Q: I want to make sure my daughter has a balanced list. She has her heart set on the Ivy League. Should I worry?

Every year when I review the stats for the incoming class of freshmen, I feel a sense of dread knowing that each year the percentage of admitted students drops. This year almost feels laughable with Harvard and Columbia admitting only 6 percent of students, with Yale and Stanford following close behind with a 7 percent admittance rate. One begins to wonder how anyone gets into these schools without a significant hook. I think we are now seeing more students applying to a greater number of schools, which has been simplified with the Common Application as well as a concerted effort on the part of colleges to recruit a broader socioeconomic range of students both here and abroad.

When I help families create a college list for their student, I am more cautious than ever in ensuring that the list has a good number of probable and safety schools as well as a few stretch schools. I believe a student should shoot for a stretch school if he or she feels that they can convey on the application that they have something to offer each other than cannot be met at another institution and that they fall within the range of admitted students in regards to grades and scores. On the other hand, simply adding more stretch schools to the mix does not increase the likelihood of being admitted, as top schools generally read an application using similar criteria. On the list serves that I subscribe to, I am seeing too many counselors across the country scrambling to find schools for their top students who were rejected at every school they applied to. This should not happen.

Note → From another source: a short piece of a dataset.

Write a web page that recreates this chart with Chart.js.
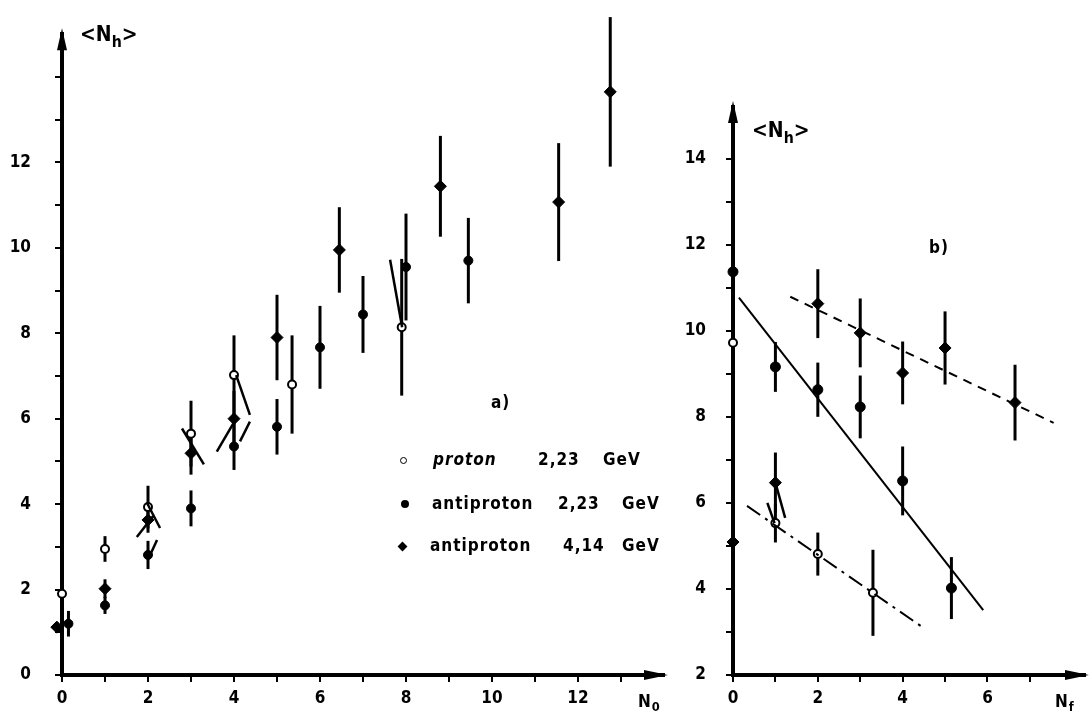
<!DOCTYPE html>
<html>
<head>
<meta charset="utf-8">
<script src="https://cdn.jsdelivr.net/npm/chart.js@4/dist/chart.umd.min.js"></script>
<style>
  body { margin: 0; background: #fff; }
  #wrap { position: relative; width: 1092px; height: 720px; overflow: hidden; background: #fff; }
  canvas { position: absolute; top: 0; }
  .txt { position: absolute; font-family: 'DejaVu Sans Condensed', 'DejaVu Sans', sans-serif; font-weight: bold; color: #000; white-space: nowrap; line-height: 1; }
  .txt sub { font-size: 75%; vertical-align: -0.35em; }
  .big { font-size: 21px; }
  .leg { font-size: 17px; letter-spacing: 1px; }
  .mk { position: absolute; background: #000; }
</style>
</head>
<body>
<div id="wrap">
  <canvas id="chartA" width="680" height="720" style="left:0"></canvas>
  <canvas id="chartB" width="412" height="720" style="left:680px"></canvas>

  <div class="txt big" style="left:80px;top:24px">&lt;N<sub>h</sub>&gt;</div>
  <div class="txt big" style="left:752px;top:120px">&lt;N<sub>h</sub>&gt;</div>
  <div class="txt leg" style="left:638px;top:693px">N<sub>0</sub></div>
  <div class="txt leg" style="left:1055px;top:693px">N<sub>f</sub></div>
  <div class="txt leg" style="left:491px;top:394px">a)</div>
  <div class="txt leg" style="left:929px;top:239px">b)</div>

  <!-- legend of panel a) -->
  <div class="mk" style="left:400px;top:457px;width:5px;height:5px;border-radius:50%;background:#fff;border:1.5px solid #000"></div>
  <div class="txt leg" style="left:433px;top:451px;font-style:italic">proton</div>
  <div class="txt leg" style="left:538px;top:451px">2,23</div>
  <div class="txt leg" style="left:603px;top:451px">GeV</div>

  <div class="mk" style="left:401px;top:500px;width:8px;height:8px;border-radius:50%"></div>
  <div class="txt leg" style="left:432px;top:495px">antiproton</div>
  <div class="txt leg" style="left:558px;top:495px">2,23</div>
  <div class="txt leg" style="left:622px;top:495px">GeV</div>

  <div class="mk" style="left:399px;top:543px;width:7px;height:7px;transform:rotate(45deg)"></div>
  <div class="txt leg" style="left:430px;top:537px">antiproton</div>
  <div class="txt leg" style="left:563px;top:537px">4,14</div>
  <div class="txt leg" style="left:622px;top:537px">GeV</div>
</div>

<script>
  // ── panel a) : <N_h> against N_0 ─────────────────────────────────────────
  const protonX   = [0, 1, 2, 3, 4, 5.35, 7.9];
  const protonY   = [1.9, 2.95, 3.93, 5.65, 7.02, 6.8, 8.14];
  const protonErr = [0.27, 0.3, 0.5, 0.77, 0.93, 1.15, 1.6];

  const pbarLowX   = [0.15, 1, 2, 3, 4, 5, 6, 7, 8, 9.45];
  const pbarLowY   = [1.2, 1.63, 2.81, 3.9, 5.35, 5.81, 7.67, 8.44, 9.55, 9.7];
  const pbarLowErr = [0.3, 0.2, 0.33, 0.42, 0.55, 0.65, 0.97, 0.9, 1.25, 1.0];

  const pbarHighX   = [-0.12, 1, 2, 3, 4, 5, 6.45, 8.8, 11.55, 12.75];
  const pbarHighY   = [1.12, 2.02, 3.63, 5.19, 6.0, 7.9, 9.95, 11.44, 11.07, 13.65];
  const pbarHighErr = [0.12, 0.22, 0.3, 0.5, 0.65, 1.0, 1.0, 1.18, 1.38, 1.75];

  // short slanted strokes drawn next to some points
  const offsetsA = [
    [[1.74, 3.23], [2.12, 3.72]],
    [[1.98, 4.02], [2.28, 3.44]],
    [[2.05, 2.81], [2.21, 3.16]],
    [[2.79, 5.77], [3.30, 4.93]],
    [[3.60, 5.23], [4.05, 6.00]],
    [[4.05, 7.02], [4.37, 6.09]],
    [[4.14, 5.47], [4.37, 5.93]],
    [[7.63, 9.72], [7.91, 8.14]],
  ];

  // ── panel b) : <N_h> against N_f ─────────────────────────────────────────
  const bOpenX   = [0, 1, 2, 3.3];
  const bOpenY   = [9.72, 5.53, 4.81, 3.91];
  const bOpenErr = [0.67, 0.45, 0.5, 1.0];

  const bDotX   = [0, 1, 2, 3, 4, 5.15];
  const bDotY   = [11.37, 9.16, 8.63, 8.23, 6.51, 4.02];
  const bDotErr = [0.68, 0.58, 0.63, 0.73, 0.8, 0.72];

  const bDiaX   = [0, 1, 2, 3, 4, 5, 6.65];
  const bDiaY   = [5.09, 6.47, 10.63, 9.95, 9.02, 9.6, 8.33];
  const bDiaErr = [1.0, 0.7, 0.8, 0.8, 0.73, 0.85, 0.88];

  const fitSolid   = [[0.14, 10.77], [5.9, 3.51]];
  const fitDashed  = [[1.35, 10.79], [7.56, 7.86]];
  const fitDashDot = [[0.33, 5.93], [4.53, 3.07]];

  const offsetsB = [
    [[0.81, 6.00], [0.98, 5.53]],
    [[1.00, 6.47], [1.23, 5.65]],
  ];

  const FONT = "'DejaVu Sans Condensed', 'DejaVu Sans', sans-serif";
  const toPts = (xs, ys) => xs.map((x, i) => ({ x, y: ys[i] }));
  const toLine = seg => seg.map(p => ({ x: p[0], y: p[1] }));

  // ── error bars through the y scale ───────────────────────────────────────
  const errorBars = {
    id: "errorBars",
    beforeDatasetsDraw(chart) {
      const { ctx } = chart;
      const y = chart.scales.y;
      ctx.save();
      ctx.strokeStyle = "#000";
      ctx.lineWidth = 3;
      chart.data.datasets.forEach((ds, i) => {
        if (!ds.errors) return;
        chart.getDatasetMeta(i).data.forEach((pt, j) => {
          const v = ds.data[j].y, e = ds.errors[j];
          ctx.beginPath();
          ctx.moveTo(pt.x, y.getPixelForValue(v + e));
          ctx.lineTo(pt.x, y.getPixelForValue(v - e));
          ctx.stroke();
        });
      });
      ctx.restore();
    },
  };

  // ── arrow heads on both axes ─────────────────────────────────────────────
  const axisArrows = {
    id: "axisArrows",
    afterDraw(chart) {
      const { ctx, chartArea: a } = chart;
      ctx.save();
      ctx.fillStyle = "#000";
      ctx.beginPath();
      ctx.moveTo(a.left, a.top - 6);
      ctx.lineTo(a.left - 5, a.top + 16);
      ctx.lineTo(a.left + 5, a.top + 16);
      ctx.closePath();
      ctx.fill();
      ctx.beginPath();
      ctx.moveTo(a.right + 4, a.bottom);
      ctx.lineTo(a.right - 20, a.bottom - 5);
      ctx.lineTo(a.right - 20, a.bottom + 5);
      ctx.closePath();
      ctx.fill();
      ctx.restore();
    },
  };

  function pointSet(xs, ys, errs, style, r) {
    const open = style === "open";
    return {
      data: toPts(xs, ys),
      errors: errs,
      showLine: false,
      clip: false,
      pointStyle: style === "diamond" ? "rectRot" : "circle",
      pointRadius: r,
      pointBorderWidth: open ? 2 : 1,
      pointBorderColor: "#000",
      pointBackgroundColor: open ? "#fff" : "#000",
    };
  }

  function lineSet(seg, dash, width) {
    return {
      data: toLine(seg),
      showLine: true,
      clip: false,
      pointRadius: 0,
      borderColor: "#000",
      borderWidth: width,
      borderDash: dash,
    };
  }

  function axisOpts(min, max, labelEvery, topTick, fit, pad) {
    return {
      type: "linear",
      min, max,
      afterBuildTicks: s => {
        s.ticks = s.ticks.filter(t => Number.isInteger(t.value) && t.value <= topTick);
      },
      afterFit: fit,
      ticks: {
        stepSize: 1,
        autoSkip: false,
        maxRotation: 0,
        padding: pad,
        color: "#000",
        font: { family: FONT, size: 17, weight: "bold" },
        callback: v => (v % 2 === 0 && v <= labelEvery ? String(v) : ""),
      },
      grid: { drawOnChartArea: false, drawTicks: true, tickLength: 7, color: "#000", lineWidth: 2 },
      border: { display: true, color: "#000", width: 4 },
    };
  }

  function baseOptions(padding, scales) {
    return {
      responsive: false,
      animation: false,
      devicePixelRatio: 1,
      layout: { padding },
      plugins: { legend: { display: false }, tooltip: { enabled: false } },
      scales,
    };
  }

  new Chart(document.getElementById("chartA"), {
    type: "scatter",
    data: {
      datasets: [
        ...offsetsA.map(s => lineSet(s, [], 2.5)),
        pointSet(protonX, protonY, protonErr, "open", 4),
        pointSet(pbarLowX, pbarLowY, pbarLowErr, "dot", 4.5),
        pointSet(pbarHighX, pbarHighY, pbarHighErr, "diamond", 6),
      ],
    },
    options: baseOptions({ top: 25, right: 16, left: 0, bottom: 0 }, {
      x: axisOpts(0, 14, 12, 13, s => { s.height = 45; }, 6),
      y: axisOpts(0, 15, 12, 14, s => { s.width = 62; }, 24),
    }),
    plugins: [errorBars, axisArrows],
  });

  new Chart(document.getElementById("chartB"), {
    type: "scatter",
    data: {
      datasets: [
        lineSet(fitSolid, [], 2),
        lineSet(fitDashed, [9, 7], 2),
        lineSet(fitDashDot, [16, 6, 3, 6], 2),
        ...offsetsB.map(s => lineSet(s, [], 2.5)),
        pointSet(bOpenX, bOpenY, bOpenErr, "open", 4),
        pointSet(bDotX, bDotY, bDotErr, "dot", 5),
        pointSet(bDiaX, bDiaY, bDiaErr, "diamond", 6),
      ],
    },
    options: baseOptions({ top: 107, right: 4, left: 0, bottom: 0 }, {
      x: axisOpts(0, 8.3, 6, 7, s => { s.height = 45; }, 6),
      y: axisOpts(2, 15.2, 14, 14, s => { s.width = 53; }, 20),
    }),
    plugins: [errorBars, axisArrows],
  });
</script>
</body>
</html>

I am also more cautious about assuming that a student with top scores will automatically be admitted to the UW. As the UW continues to grapple with budget cuts, fewer in-state students who routinely had been admitted to the UW will be granted admission as we make room for out-of-state students who pay considerably more tuition dollars. While we all feel some anger and frustration with this current system, it is imperative that we change the way we are talking to our students about the other state institutions. I see too many students from WSU and Western being admitted to top post-secondary schools, law schools or medical school believe that the UW is the only show in town. It is imperative that students place aside any preconceived notions of a school and consider adding schools to the mix that do not have the selectivity or prestige that they feel that they deserve. As parents you can help guide that conversation to help your student recognize that college acceptance is not simply the prize to be garnered for years of hard work.